In Switzerland alone, a country with a population of just 8.4 million people, there are an estimated 8-10 million smartphones lying unused in homes throughout the country.
“It’s mostly emotional; people are very sentimental about their cell phones,” said Lovey Wymann, Communications for Swico, Switzerland’s digital e-waste agency.
And yet, Switzerland is a good example of how to deal with the growing environmental issue.
Despite being one of the biggest global producers of e-waste – producing 184 kilotons in 2016 – the country collects and recycles roughly 75 percent of this discarded material, with 134 kilotonnes recovered in 2015. When it comes specifically to digital e-waste (for example, mobile phones and other devices), the recycling rate in 2018 was as high as 95 percent.

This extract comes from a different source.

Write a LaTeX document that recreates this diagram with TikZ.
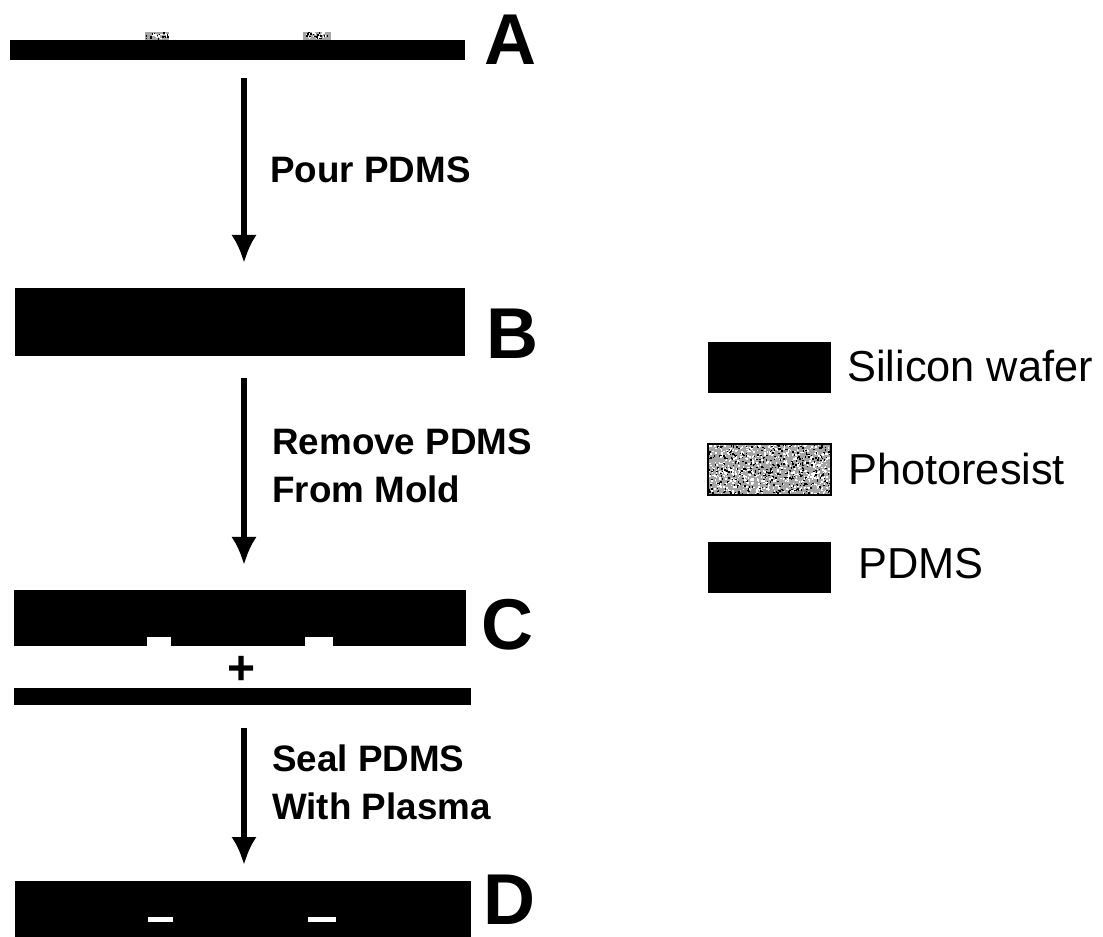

This is thanks to a strong and convenient voluntary ‘take-back’ system, where consumers can take e-waste to a dedicated recycling collection point or any electronic shop that sells the same type of equipment throughout the country.
Though the Swiss system can be considered a role model for e-waste recycling management, it faces the same global challenges as every nation.
“Recycling e-waste has always been very challenging,” said Markus Stengele, Head of Quality, Environment and Safety at the e-waste recycling facility Solenthaler Recycling AG (Sorec) in St. Gallen, north-east Switzerland.
“At the moment, everyone is focusing on lithium-ion batteries. We have the problem that they aren’t easy to take out and they self-ignite. This makes it more dangerous for the people working at the facility and transporting the material,” Stengele said.